Why Marks & Spencer is rethinking festive marketing for the TikTok era
Marks & Spencer is unwrapping a new kind of Christmas this year - one designed not around a single cinematic TV ad, but rather it's taking a more "modern and relevant approach".
The retailer’s Fashion, Home & Beauty division has ditched the traditional "one big hero ad" format in favour of a phased, "product-first" campaign that mirrors customers’ real-life festive habits - from early gifting sprees to party season prep and post-Christmas wardrobe refreshes.
Instead of a single moment dominating the conversation, M&S will drip-feed multiple mini-films and social-first content drops throughout the season. The idea: to stay in-step with customers as their priorities shift week by week, and to showcase the full breadth of the brand’s fashion, beauty and home offer in more relevant, digestible ways.

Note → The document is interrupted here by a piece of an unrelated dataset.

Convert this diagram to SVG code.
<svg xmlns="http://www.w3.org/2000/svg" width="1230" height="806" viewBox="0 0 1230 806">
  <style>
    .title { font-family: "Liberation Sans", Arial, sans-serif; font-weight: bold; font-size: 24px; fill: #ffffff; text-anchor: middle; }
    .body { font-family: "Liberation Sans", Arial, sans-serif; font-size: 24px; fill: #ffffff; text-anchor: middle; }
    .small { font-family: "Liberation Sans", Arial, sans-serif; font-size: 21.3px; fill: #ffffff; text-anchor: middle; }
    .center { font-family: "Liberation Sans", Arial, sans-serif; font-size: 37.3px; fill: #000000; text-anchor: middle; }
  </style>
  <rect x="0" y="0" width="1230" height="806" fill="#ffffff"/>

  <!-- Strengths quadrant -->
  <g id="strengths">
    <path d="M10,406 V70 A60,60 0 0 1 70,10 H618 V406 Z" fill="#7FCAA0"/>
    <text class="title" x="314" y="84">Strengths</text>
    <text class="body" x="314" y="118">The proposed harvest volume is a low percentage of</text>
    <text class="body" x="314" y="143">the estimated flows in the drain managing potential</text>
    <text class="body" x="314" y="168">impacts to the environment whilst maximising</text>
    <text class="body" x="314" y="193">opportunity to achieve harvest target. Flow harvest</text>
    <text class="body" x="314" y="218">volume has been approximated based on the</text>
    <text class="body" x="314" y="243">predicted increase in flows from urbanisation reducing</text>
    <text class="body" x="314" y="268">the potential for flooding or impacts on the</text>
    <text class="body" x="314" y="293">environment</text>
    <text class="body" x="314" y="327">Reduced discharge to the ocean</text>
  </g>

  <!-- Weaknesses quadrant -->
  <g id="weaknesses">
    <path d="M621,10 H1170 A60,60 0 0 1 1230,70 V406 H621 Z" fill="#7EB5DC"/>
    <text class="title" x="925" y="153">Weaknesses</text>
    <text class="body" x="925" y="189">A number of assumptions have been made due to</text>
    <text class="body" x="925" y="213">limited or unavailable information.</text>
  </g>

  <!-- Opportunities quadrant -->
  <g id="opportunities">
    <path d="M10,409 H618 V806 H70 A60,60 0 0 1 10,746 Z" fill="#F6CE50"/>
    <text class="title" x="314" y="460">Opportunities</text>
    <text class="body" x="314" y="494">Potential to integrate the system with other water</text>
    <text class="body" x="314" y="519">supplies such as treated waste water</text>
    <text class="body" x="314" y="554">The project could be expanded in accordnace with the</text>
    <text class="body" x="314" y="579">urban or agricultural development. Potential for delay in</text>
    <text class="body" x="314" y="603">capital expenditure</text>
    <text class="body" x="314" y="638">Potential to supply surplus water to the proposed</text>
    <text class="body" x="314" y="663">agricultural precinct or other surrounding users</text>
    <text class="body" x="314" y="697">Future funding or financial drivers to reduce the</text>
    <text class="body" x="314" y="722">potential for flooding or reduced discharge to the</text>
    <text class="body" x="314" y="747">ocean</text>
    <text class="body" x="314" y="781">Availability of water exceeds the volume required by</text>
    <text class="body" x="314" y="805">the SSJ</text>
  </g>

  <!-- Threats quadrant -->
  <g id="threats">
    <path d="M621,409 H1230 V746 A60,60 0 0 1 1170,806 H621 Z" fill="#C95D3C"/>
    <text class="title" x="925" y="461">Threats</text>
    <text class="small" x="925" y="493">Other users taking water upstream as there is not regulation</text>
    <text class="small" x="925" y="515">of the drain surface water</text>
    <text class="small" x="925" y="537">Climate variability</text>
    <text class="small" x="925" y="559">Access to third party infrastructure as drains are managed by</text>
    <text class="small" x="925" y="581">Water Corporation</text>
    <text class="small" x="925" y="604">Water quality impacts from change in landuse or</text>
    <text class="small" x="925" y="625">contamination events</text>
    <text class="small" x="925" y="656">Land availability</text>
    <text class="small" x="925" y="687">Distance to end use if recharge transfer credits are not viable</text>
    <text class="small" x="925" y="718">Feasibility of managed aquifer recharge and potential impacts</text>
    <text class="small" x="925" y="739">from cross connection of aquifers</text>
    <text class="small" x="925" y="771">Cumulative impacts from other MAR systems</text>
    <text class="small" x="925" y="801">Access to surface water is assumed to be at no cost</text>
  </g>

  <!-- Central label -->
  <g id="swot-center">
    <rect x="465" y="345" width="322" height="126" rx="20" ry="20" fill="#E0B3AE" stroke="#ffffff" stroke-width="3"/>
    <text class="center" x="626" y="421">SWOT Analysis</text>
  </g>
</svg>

Sharry Cramond, M&S’s Fashion, Home & Beauty Marketing Director, said: "We realised that we were considering Christmas shopping missions too holistically.
"Customers don’t think or shop in that way – everything all at once. Our research showed us that customers tend to shop in phases across the period, starting with gifting and then moving on to parties and then hosting at home."

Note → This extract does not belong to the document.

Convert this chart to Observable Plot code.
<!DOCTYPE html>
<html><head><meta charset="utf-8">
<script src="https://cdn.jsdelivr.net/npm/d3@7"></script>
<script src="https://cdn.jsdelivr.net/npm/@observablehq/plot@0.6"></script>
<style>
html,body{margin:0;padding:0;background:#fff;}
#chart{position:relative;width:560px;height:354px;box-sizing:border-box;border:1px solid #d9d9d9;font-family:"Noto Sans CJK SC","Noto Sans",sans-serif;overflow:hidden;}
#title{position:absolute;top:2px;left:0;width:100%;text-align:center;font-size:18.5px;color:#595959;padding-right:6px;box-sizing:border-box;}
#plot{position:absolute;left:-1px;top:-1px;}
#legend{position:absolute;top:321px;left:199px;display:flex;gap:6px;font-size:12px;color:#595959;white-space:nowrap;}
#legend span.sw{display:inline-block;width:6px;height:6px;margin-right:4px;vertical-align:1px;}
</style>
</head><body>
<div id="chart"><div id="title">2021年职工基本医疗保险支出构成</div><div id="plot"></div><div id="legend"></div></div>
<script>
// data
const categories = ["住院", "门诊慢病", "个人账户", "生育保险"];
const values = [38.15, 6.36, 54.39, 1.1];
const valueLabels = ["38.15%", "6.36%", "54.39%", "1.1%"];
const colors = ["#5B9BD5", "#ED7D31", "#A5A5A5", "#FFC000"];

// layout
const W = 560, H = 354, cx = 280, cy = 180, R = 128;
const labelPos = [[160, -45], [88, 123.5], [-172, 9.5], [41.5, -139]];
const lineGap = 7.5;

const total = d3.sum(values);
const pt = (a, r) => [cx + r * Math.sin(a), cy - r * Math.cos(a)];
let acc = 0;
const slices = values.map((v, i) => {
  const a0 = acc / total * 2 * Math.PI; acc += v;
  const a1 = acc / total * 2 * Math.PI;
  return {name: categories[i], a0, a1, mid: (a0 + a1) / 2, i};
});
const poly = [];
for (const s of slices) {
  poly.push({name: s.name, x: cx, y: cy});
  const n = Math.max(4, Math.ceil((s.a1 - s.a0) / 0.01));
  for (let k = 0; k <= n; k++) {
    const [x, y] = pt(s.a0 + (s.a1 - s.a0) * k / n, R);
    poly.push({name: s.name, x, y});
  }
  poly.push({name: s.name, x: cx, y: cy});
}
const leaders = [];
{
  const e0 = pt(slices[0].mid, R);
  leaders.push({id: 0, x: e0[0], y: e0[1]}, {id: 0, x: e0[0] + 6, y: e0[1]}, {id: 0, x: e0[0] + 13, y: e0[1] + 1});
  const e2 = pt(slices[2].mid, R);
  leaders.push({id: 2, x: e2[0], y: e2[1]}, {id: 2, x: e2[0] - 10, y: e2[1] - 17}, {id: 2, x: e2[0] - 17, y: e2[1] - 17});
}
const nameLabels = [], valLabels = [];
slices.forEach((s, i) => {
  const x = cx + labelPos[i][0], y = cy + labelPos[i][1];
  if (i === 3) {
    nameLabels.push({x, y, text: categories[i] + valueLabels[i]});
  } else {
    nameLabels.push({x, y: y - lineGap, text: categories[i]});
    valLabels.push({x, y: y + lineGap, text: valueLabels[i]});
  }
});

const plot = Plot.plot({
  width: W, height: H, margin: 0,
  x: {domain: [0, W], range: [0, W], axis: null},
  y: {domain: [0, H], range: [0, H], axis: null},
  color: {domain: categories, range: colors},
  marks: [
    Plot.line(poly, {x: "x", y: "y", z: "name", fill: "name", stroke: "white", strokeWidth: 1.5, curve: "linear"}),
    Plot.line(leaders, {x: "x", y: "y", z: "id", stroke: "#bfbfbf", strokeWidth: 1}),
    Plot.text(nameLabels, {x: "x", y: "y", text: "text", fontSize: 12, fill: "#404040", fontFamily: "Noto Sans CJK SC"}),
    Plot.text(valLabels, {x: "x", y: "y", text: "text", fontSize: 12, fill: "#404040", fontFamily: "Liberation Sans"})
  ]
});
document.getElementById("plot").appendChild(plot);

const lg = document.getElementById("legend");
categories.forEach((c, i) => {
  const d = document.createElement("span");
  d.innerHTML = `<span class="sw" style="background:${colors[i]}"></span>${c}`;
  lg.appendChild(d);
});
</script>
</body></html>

The campaign unfolds across three key festive "shopping missions" each anchored by short, stylised films and a wave of tailored content across social, digital, print and outdoor:
Give the Gift (launching 23 October): Two 15-second clips open with a glam, music video-style moment of someone enjoying their M&S gift, before cutting back to the familiar chaos of Christmas morning.
Host with the Most (6 November): A pair of glossy party scenes showcasing M&S occasionwear, décor and tableware, celebrating those who go all out for festive hosting.
Get Your Christmas On (4 December): A fun, fashion-forward film featuring two families crossing paths on their Christmas Day walk, dressed head-to-toe in M&S winter style.
To amplify the campaign's reach, M&S is partnering with a curated mix of ambassadors, including Hattie Bourn, Melvin Odoom, Vernon Kay, Vogue Williams, Ian Wright and Olly Murs, alongside its homegrown M&S Insiders network.
The British retail giant is also doubling down on digital investment, with YouTube spend up 67% and digital display and video budgets up 232% throughout October, November and December.
The strategy signals a broader evolution in how M&S approaches marketing. The result is a multi-layered campaign designed for scrolling as much as for streaming.